ISRAEL withdrew ground forces from the Gaza Strip yesterday and started a 72-hour cease-fire with Hamas mediated by Egypt as a first step toward negotiations on a more enduring end to the month-old war.

Minutes before the truce began at 0500 GMT, Hamas launched a salvo of rockets, calling them revenge for Israel’s massacres. Israel’s anti-missile system shot down one rocket over Jerusalem, police said. Another hit a house in a town near Bethlehem in the occupied West Bank. There were no casualties.

Israeli armor and infantry left Gaza ahead of the truce, with a military spokesman saying their main goal of destroying cross-border infiltration tunnels dug by Islamist militants had been completed.

Troops and tanks will be “redeployed in defensive positions outside the Gaza Strip and we will maintain those defensive positions,” Lieutenant-Colonel Peter Lerner said, reflecting Israeli readiness to resume fighting if attacked.

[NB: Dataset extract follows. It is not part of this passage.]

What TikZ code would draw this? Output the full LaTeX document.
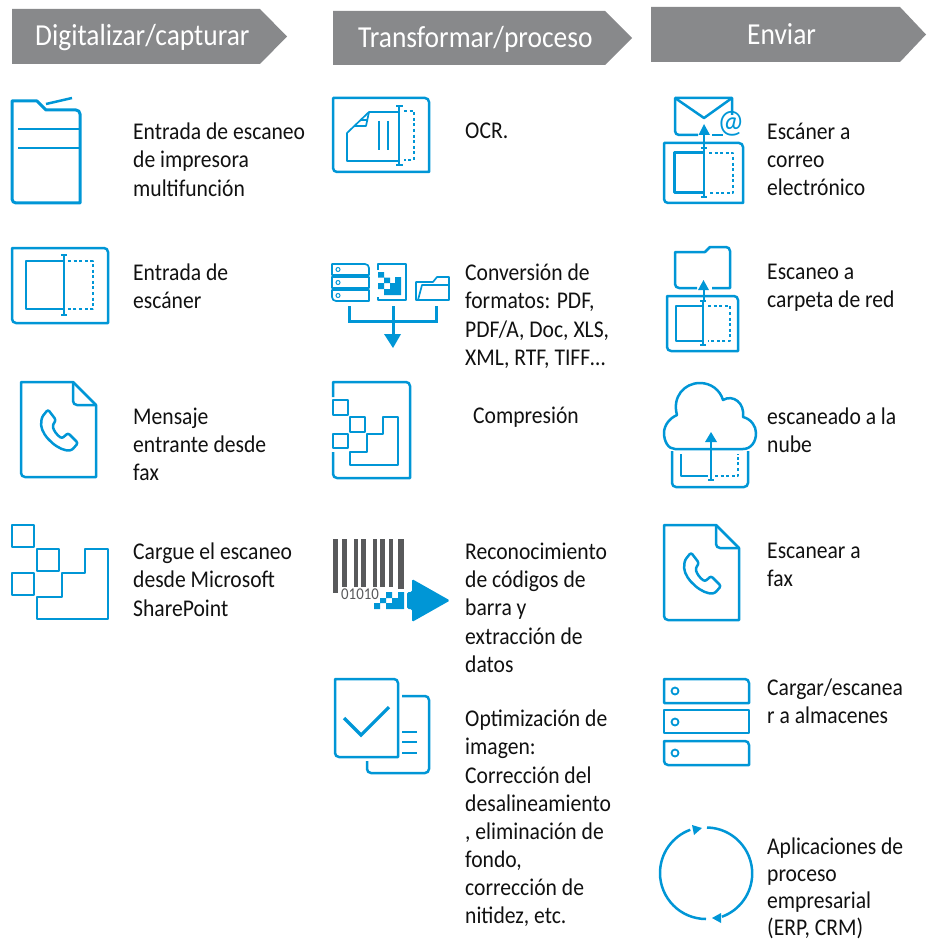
\documentclass[tikz,border=0pt]{standalone}
\usepackage{fontspec}
\setmainfont[FakeStretch=0.9]{Carlito}
\definecolor{hpblue}{HTML}{0096D6}
\definecolor{hdr}{HTML}{88898B}
\definecolor{barc}{HTML}{58595B}
\definecolor{txt}{HTML}{111111}
\tikzset{
  icon/.style={draw=hpblue,line width=2.5pt,line join=round,fill=none},
  thin icon/.style={icon,line width=1.7pt},
  dash icon/.style={icon,dash pattern=on 3pt off 2.6pt},
  banner/.style={fill=hdr,draw=none},
  htext/.style={text=white,font=\fontsize{30.5}{30}\selectfont,inner sep=0pt,anchor=base west},
  ltext/.style={text=txt,font=\fontsize{24}{28.1}\selectfont,inner sep=0pt,anchor=north west,align=left},
  barbar/.style={fill=barc,draw=none},
  rc/.style={rounded corners=4pt},
}
\newcommand{\phonepath}[1]{%
  \draw[icon,rounded corners=2.2pt,shift={#1}]
    (42,417) -- (48,409.5) -- (56,420) -- (52.5,425.5)
    .. controls (54,431) and (57,435) .. (62,438.5)
    -- (68,433) -- (78,443) -- (72,450)
    .. controls (60,452) and (42,437) .. (41,423) -- cycle;}
\begin{document}
\begin{tikzpicture}[x=1pt,y=-1pt]
\useasboundingbox (0,0) rectangle (932,941);
% banners
\fill[banner] (12,9) -- (260,9) -- (287,36.5) -- (260,64) -- (12,64) -- cycle;
\fill[banner] (333,11) -- (605,11) -- (632,38) -- (605,65) -- (333,65) -- cycle;
\fill[banner] (651,7) -- (900,7) -- (926,34.5) -- (900,62) -- (651,62) -- cycle;
\node[htext] (h1) at (35,46) {Digitalizar/capturar};
\node[htext] (h2) at (358,48) {Transformar/proceso};
\node[htext] (h3) at (747,45) {Enviar};

% printer
\draw[icon,line width=3pt] (12,101) -- (37,101) -- (46,110) [rc] -- (80,110) [sharp corners] -- (80,203) [rc] -- (12,203) [sharp corners] -- cycle;
\draw[icon] (18,129) -- (80,129) (18,148) -- (80,148);
\draw[icon] (46,104) -- (72,98);
% scanner
\draw[icon] (12,248) [rc] -- (108,248) [sharp corners] -- (108,323) [rc] -- (12,323) [sharp corners] -- cycle;
\draw[icon] (64,261) -- (26,261) -- (26,309) -- (64,309);
\draw[icon] (64,255) -- (64,315) (61,255) -- (67,255) (61,315) -- (67,315);
\draw[dash icon] (68,261) -- (93,261) -- (93,309) -- (68,309);
% fax
\draw[icon] (21,382) -- (73,382) -- (96,405) -- (96,477) [rc] -- (21,477) [sharp corners] -- cycle;
\draw[icon] (73,382) [rc] -- (73,405) -- (96,405);
\phonepath{(0,0)}
% sharepoint
\draw[icon] (12,525) rectangle (34,547) (37,549) rectangle (59,571) (12,573) rectangle (34,595);
\draw[icon] (37,597) -- (62,597) -- (62,573) -- (85,573) -- (85,549) -- (108,549) -- (108,619) -- (37,619) -- cycle;

% OCR
\draw[icon] (333,98) [rc] -- (429,98) [sharp corners] -- (429,172) [rc] -- (333,172) [sharp corners] -- cycle;
\draw[thin icon] (398,112) -- (369,112) -- (347,133) -- (347,161) -- (398,161);
\draw[thin icon] (369,112) -- (366,126) -- (355,126) (360,120) -- (367,120);
\draw[thin icon] (379,121) -- (379,150) (388,121) -- (388,150);
\draw[icon] (399,106) -- (399,165) (396,106) -- (403,106) (396,165) -- (403,165);
\draw[dash icon] (404,111) -- (414,111) -- (414,160) -- (404,160);
% formats
\draw[thin icon] (332,264) [rc] -- (369,264) [sharp corners] -- (369,275) -- (332,275) -- cycle;
\draw[thin icon] (332,277) rectangle (369,288);
\draw[thin icon] (332,290) -- (369,290) -- (369,301) [rc] -- (332,301) [sharp corners] -- cycle;
\foreach \yy in {269.5,282.5,295.5} \draw[hpblue,line width=1pt] (338,\yy) circle[radius=2pt];
\draw[thin icon] (378,270) -- (378,264) -- (406,264) -- (406,300) -- (378,300) -- (378,297);
\fill[hpblue] (378,272) rectangle (384,277.5) (384,277.5) rectangle (390,283) (378,283) rectangle (384,289);
\fill[hpblue] (384,295) -- (401,295) -- (401,277) -- (395,277) -- (395,283) -- (390,283) -- (390,289) -- (384,289) -- cycle;
\draw[thin icon] (416,300) -- (416,282) -- (433,282) -- (437,277) -- (449,277) -- (449,300) -- cycle;
\draw[thin icon] (418,300) -- (422,285) -- (449,285);
\draw[hpblue,line width=3pt] (349,306) -- (349,321) -- (436,321) -- (436,306) (393,306) -- (393,336);
\fill[hpblue] (384,334) -- (401,334) -- (393,348) -- cycle;
% compression
\draw[icon] (333,397) -- (333,382) [rc] -- (410,382) [sharp corners] -- (410,478) [rc] -- (333,478) [sharp corners] -- (333,452);
\draw[icon] (333,400) rectangle (348,415) (350,417) rectangle (365,432) (333,434) rectangle (348,448);
\draw[icon] (350,452) -- (367,452) -- (367,434) -- (383,434) -- (383,417) -- (398,417) -- (398,465) -- (350,465) -- cycle;
% barcode
\fill[barbar] (333,539) rectangle (338,593);
\fill[barbar] (342,539) rectangle (347,587);
\fill[barbar] (354,539) rectangle (357.5,587);
\fill[barbar] (361,539) rectangle (366,587);
\fill[barbar] (373,539) rectangle (376.5,587);
\fill[barbar] (380,539) rectangle (385,587);
\fill[barbar] (389,539) rectangle (393,587);
\fill[barbar] (398,539) rectangle (404,589);
\node[text=barc,font=\fontsize{16.5}{15}\selectfont,inner sep=0pt,anchor=base west] (bc) at (341,599) {01010};
\fill[hpblue] (374,603) rectangle (380,609) (380,598) rectangle (386,603) (386,592) rectangle (392,598);
\fill[hpblue] (386,603) -- (392,603) -- (392,598) -- (398,598) -- (398,592) -- (404,592) -- (404,609) -- (386,609) -- cycle;
\fill[hpblue,rounded corners=1.5pt] (407,592) -- (412,592) -- (412,579) -- (450,600.5) -- (412,622) -- (412,609) -- (407,609) -- cycle;
% optimise
\draw[icon] (335,679) [rc] -- (398,679) [sharp corners] -- (398,757) [rc] -- (335,757) [sharp corners] -- cycle;
\draw[icon] (402,696) [rc] -- (429,696) -- (429,773) -- (367,773) [sharp corners] -- (367,761);
\draw[icon] (402,732) -- (417,732) (402,742) -- (417,742) (402,753) -- (417,753);
\draw[hpblue,line width=3.2pt] (344,718) -- (361,735) -- (389,707);

% email
\draw[icon] (732,115) -- (732,98) -- (675,98) [rc] -- (675,135) [sharp corners] -- (698,135);
\draw[icon] (712,135) -- (723,135);
\draw[icon] (675,98) -- (704,118) -- (732,98);
\node[text=hpblue,font=\fontsize{33}{33}\selectfont,inner sep=0pt] (at) at (731,124) {@};
\draw[hpblue,line width=2.5pt] (704,150) -- (704,133);
\fill[hpblue] (698.5,135) -- (710,135) -- (704,124) -- cycle;
\draw[icon] (664,143) [rc] -- (743,143) [sharp corners] -- (743,203) [rc] -- (664,203) [sharp corners] -- cycle;
\draw[icon,line width=3pt] (704,153) -- (674,153) -- (674,193) -- (704,193);
\draw[icon] (704,148) -- (704,197) (701,148) -- (707,148) (701,197) -- (707,197);
\draw[dash icon] (709,153) -- (733,153) -- (733,193) -- (709,193);
% folder
\draw[icon] (712,288) -- (730,288) -- (730,251) [rc] -- (730,247) [sharp corners] -- (710,247) -- (705,252) -- (675,252) [rc] -- (675,288) -- (697,288);
\draw[hpblue,line width=2.2pt] (704,301) -- (704,289);
\fill[hpblue] (698,290) -- (709,290) -- (703.5,280) -- cycle;
\draw[icon] (667,296) [rc] -- (738,296) [sharp corners] -- (738,351) [rc] -- (667,351) [sharp corners] -- cycle;
\draw[icon] (703,306) -- (676,306) -- (676,341) -- (703,341);
\draw[icon] (703,301) -- (703,345) (700,301) -- (706,301) (700,345) -- (706,345);
\draw[dash icon] (708,306) -- (730,306) -- (730,341) -- (708,341);
% cloud
\draw[icon] (675,449) .. controls (668,449) and (664,441) .. (664,433)
  .. controls (664,425) and (670,418) .. (677,415)
  .. controls (672,397) and (684,383) .. (700,383)
  .. controls (711,383) and (720,390) .. (723,400)
  .. controls (733,394) and (745,403) .. (743,417)
  .. controls (751,419) and (756,426) .. (756,433)
  .. controls (756,442) and (751,449) .. (743,449) -- cycle;
\draw[icon] (672,451) [rc] -- (672,487) -- (748,487) [sharp corners] -- (748,451);
\draw[icon] (681,454) -- (681,476) -- (708,476);
\draw[icon] (708,480) -- (714,480) (711,480) -- (711,441);
\fill[hpblue] (705,442) -- (717,442) -- (711,432) -- cycle;
\draw[dash icon] (715,476) -- (738,476) -- (738,454);
% fax 2
\draw[icon] (664,525) -- (716,525) -- (739,548) -- (739,620) [rc] -- (664,620) [sharp corners] -- cycle;
\draw[icon] (716,525) [rc] -- (716,548) -- (739,548);
\phonepath{(643,143)}
% storage
\draw[icon] (664,679) [rc] -- (749,679) [sharp corners] -- (749,703) -- (664,703) -- cycle;
\draw[icon] (664,710) rectangle (749,733);
\draw[icon] (664,741) [rc] -- (749,741) [sharp corners] -- (749,765) [rc] -- (664,765) [sharp corners] -- cycle;
\draw[hpblue,line width=1.8pt] (675,691) circle[radius=3.5pt] (675,722) circle[radius=3.5pt] (675,753) circle[radius=3.5pt];
% cycle
\draw[icon] (707,827.5) arc[start angle=89,end angle=-70,radius=46pt];
\draw[icon] (706,919) arc[start angle=270,end angle=110,radius=46pt];
\fill[hpblue] (702,828) -- (692,825) -- (694,835) -- cycle;
\fill[hpblue] (712,918) -- (721,913) -- (721,923) -- cycle;

% labels
\node[ltext] (a1) at (133,123) {Entrada de escaneo\\de impresora\\multifunción};
\node[ltext] (a2) at (133,264) {Entrada de\\escáner};
\node[ltext] (a3) at (133,408) {Mensaje\\entrante desde\\fax};
\node[ltext] (a4) at (133,543) {Cargue el escaneo\\desde Microsoft\\SharePoint};
\node[ltext] (b1) at (465,123) {OCR.};
\node[ltext] (b2) at (465,264) {Conversión de\\formatos: PDF,\\PDF/A, Doc, XLS,\\XML, RTF, TIFF…};
\node[ltext] (b3) at (473,407) {Compresión};
\node[ltext] (b4) at (465,543) {Reconocimiento\\de códigos de\\barra y\\extracción de\\datos};
\node[ltext] (b5) at (465,710) {Optimización de\\imagen:\\Corrección del\\desalineamiento\\, eliminación de\\fondo,\\corrección de\\nitidez, etc.};
\node[ltext] (c1) at (767,123) {Escáner a\\correo\\electrónico};
\node[ltext] (c2) at (767,264) {Escaneo a\\carpeta de red};
\node[ltext] (c3) at (767,408) {escaneado a la\\nube};
\node[ltext] (c4) at (767,543) {Escanear a\\fax};
\node[ltext] (c5) at (767,679) {Cargar/escanea\\r a almacenes};
\node[ltext,font=\fontsize{24}{27}\selectfont] (c6) at (767,838) {Aplicaciones de\\proceso\\empresarial\\(ERP, CRM)};
\end{tikzpicture}
\end{document}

Sami Abu Zuhri, a spokesman for the Islamist Hamas faction that rules Gaza, said Israel’s offensive in the densely populated, coastal enclave was a “100 percent failure.”

Israel sent officials to join talks in Cairo to cement a longer-term deal during the course of the truce. Hamas and Islamic Jihad also dispatched representatives from Gaza.

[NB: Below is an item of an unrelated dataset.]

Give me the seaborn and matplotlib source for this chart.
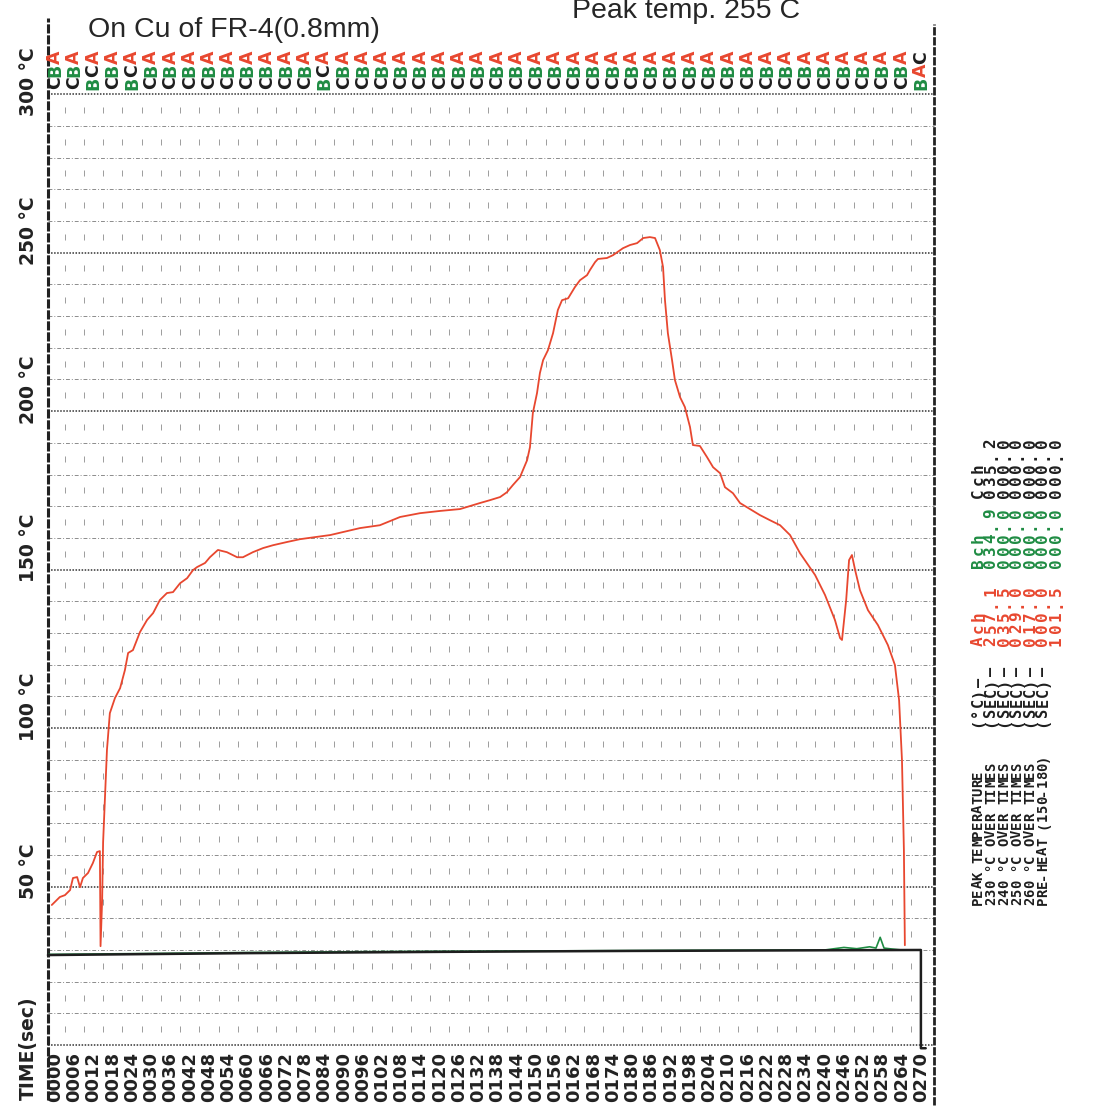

In Gaza, where some half-million people have been displaced by a month of bloodshed, some residents, carrying mattresses and with children in tow, left UN shelters to trek back to neighborhoods where whole blocks have been destroyed by Israeli shelling and the smell of decomposing bodies fills the air.

In the northern town of Beit Lahiya, Zuhair Hjaila, a 33-year-old father of four, said he lost his house and his supermarket.

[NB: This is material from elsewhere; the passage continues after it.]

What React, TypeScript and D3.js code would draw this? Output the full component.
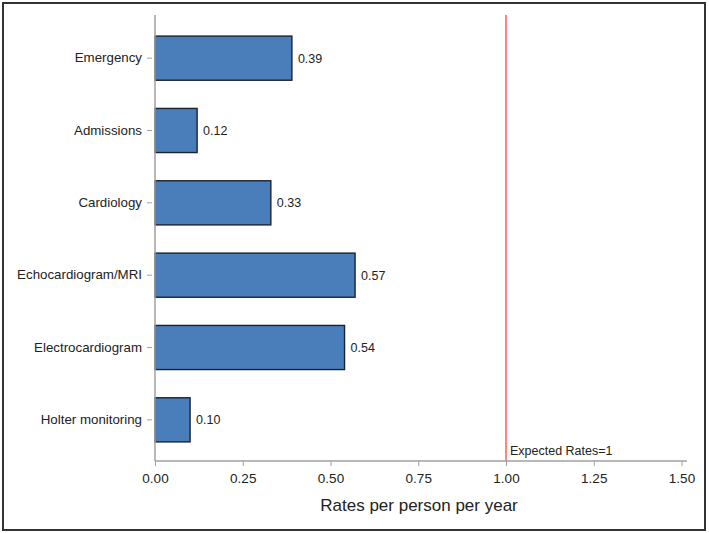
import React, { FC } from 'react';
import * as d3 from 'd3';

const categories = [
  'Emergency',
  'Admissions',
  'Cardiology',
  'Echocardiogram/MRI',
  'Electrocardiogram',
  'Holter monitoring',
];
const rates = [0.39, 0.12, 0.33, 0.57, 0.54, 0.1];
const xTicks = [0, 0.25, 0.5, 0.75, 1, 1.25, 1.5];
const expectedRate = 1;
const expectedLabel = 'Expected Rates=1';
const xTitle = 'Rates per person per year';

const WIDTH = 709;
const HEIGHT = 533;

const App: FC = () => {
  return (
    <div
      style={{ position: 'absolute', left: 0, top: 0 }}
      ref={(elem) => {
        if (!elem) {
          return;
        }
        const svg = chart(categories, rates, WIDTH, HEIGHT);
        if (!svg) {
          return;
        }
        elem.innerHTML = '';
        elem.appendChild(svg);
      }}
    />
  );
};

const chart = (yData: string[], xData: number[], width: number, height: number) => {
  const margin = { top: 15, bottom: 461, left: 155, right: 687 };
  const font = '"Liberation Sans", Arial, sans-serif';

  const x = d3.scaleLinear().domain([0, 1.5]).range([margin.left, 681.5]);

  const y = d3
    .scaleBand()
    .domain(yData)
    .range([22, 456])
    .paddingInner(0.39)
    .paddingOuter(0.195);

  const svg = d3
    .create('svg')
    .attr('width', width)
    .attr('height', height)
    .attr('viewBox', `0 0 ${width} ${height}`)
    .style('display', 'block')
    .style('font-family', font);

  svg.append('rect').attr('width', width).attr('height', height).attr('fill', '#fff');

  // outer frame
  svg
    .append('rect')
    .attr('x', 3)
    .attr('y', 3)
    .attr('width', 702)
    .attr('height', 527)
    .attr('fill', 'none')
    .attr('stroke', '#333')
    .attr('stroke-width', 2);

  // bars
  svg
    .append('g')
    .selectAll('rect')
    .data(xData)
    .join('rect')
    .attr('x', x(0))
    .attr('y', (d, i) => y(yData[i]) as number)
    .attr('width', (d) => x(d) - x(0))
    .attr('height', y.bandwidth())
    .attr('fill', '#4a7ebb')
    .attr('stroke', '#1c2330')
    .attr('stroke-width', 1.4);

  // value labels
  svg
    .append('g')
    .selectAll('text')
    .data(xData)
    .join('text')
    .attr('x', (d) => x(d) + 6)
    .attr('y', (d, i) => (y(yData[i]) as number) + y.bandwidth() / 2)
    .attr('dy', '0.35em')
    .attr('font-size', 12.5)
    .attr('fill', '#222')
    .text((d) => d.toFixed(2));

  // reference line
  svg
    .append('line')
    .attr('x1', x(expectedRate))
    .attr('x2', x(expectedRate))
    .attr('y1', margin.top)
    .attr('y2', margin.bottom)
    .attr('stroke', '#ff8585')
    .attr('stroke-width', 2);

  svg
    .append('text')
    .attr('x', x(expectedRate) + 4)
    .attr('y', 455)
    .attr('font-size', 12.5)
    .attr('fill', '#222')
    .text(expectedLabel);

  // x axis
  svg
    .append('g')
    .call((g) =>
      g
        .attr('transform', `translate(0,${margin.bottom})`)
        .call(
          d3
            .axisBottom(x)
            .tickValues(xTicks)
            .tickSize(5)
            .tickPadding(7)
            .tickFormat((d) => (d as number).toFixed(2)),
        )
        .call((g) => g.select('.domain').remove())
        .call((g) => g.selectAll('.tick line').attr('stroke', '#a0a0a0'))
        .call((g) =>
          g
            .selectAll('.tick text')
            .attr('font-size', 13.5)
            .attr('font-family', font)
            .attr('fill', '#222'),
        ),
    );
  svg
    .append('line')
    .attr('x1', margin.left)
    .attr('x2', margin.right)
    .attr('y1', margin.bottom)
    .attr('y2', margin.bottom)
    .attr('stroke', '#a0a0a0')
    .attr('stroke-width', 1.5);

  svg
    .append('text')
    .attr('x', (margin.left + margin.right) / 2 - 2)
    .attr('y', 511)
    .attr('text-anchor', 'middle')
    .attr('font-size', 17)
    .attr('fill', '#222')
    .text(xTitle);

  // y axis
  svg.append('g').call((g) =>
    g
      .attr('transform', `translate(${margin.left},0)`)
      .call(d3.axisLeft(y).tickSize(0).tickPadding(13))
      .call((g) => g.select('.domain').remove())
      .call((g) =>
        g
          .selectAll('.tick text')
          .attr('font-size', 13.3)
          .attr('font-family', font)
          .attr('fill', '#222'),
      )
      .call((g) =>
        g
          .selectAll('.tick')
          .append('line')
          .attr('x1', -8)
          .attr('x2', -3)
          .attr('stroke', '#a0a0a0'),
      ),
  );
  svg
    .append('line')
    .attr('x1', margin.left)
    .attr('x2', margin.left)
    .attr('y1', margin.top)
    .attr('y2', margin.bottom)
    .attr('stroke', '#a0a0a0')
    .attr('stroke-width', 1.5);

  return svg.node();
};

export default App;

“This is complete destruction,” he said. “I never thought I would come back to find an earthquake zone.”

Visiting International Red Cross President Peter Maurer, responding to local criticism that his organization was late in helping some of the victims, said “we were insufficiently able to bridge the gap between our willingness to protect them and our ability to do so.”

Several previous truce attempts by Egypt and other regional powers failed to calm the worst Israeli-Palestinian fighting in two years.

An Israeli official said that in the hour before the cease-fire came into effect, the civilian airspace over Tel Aviv was closed as a precaution against Gaza rockets, and takeoffs and landings were delayed at Ben-Gurion Airport.

Gaza officials say the war has killed 1,867 Palestinians, most of them civilians.

Israel says 64 of its soldiers and three civilians have been killed since fighting began on July 8.

Hamas said it had informed Egypt “of its acceptance of a 72-hour period of calm,” beginning on Tuesday.

The Palestinian cabinet issued a statement after its weekly meeting in Ramallah welcoming the cease-fire.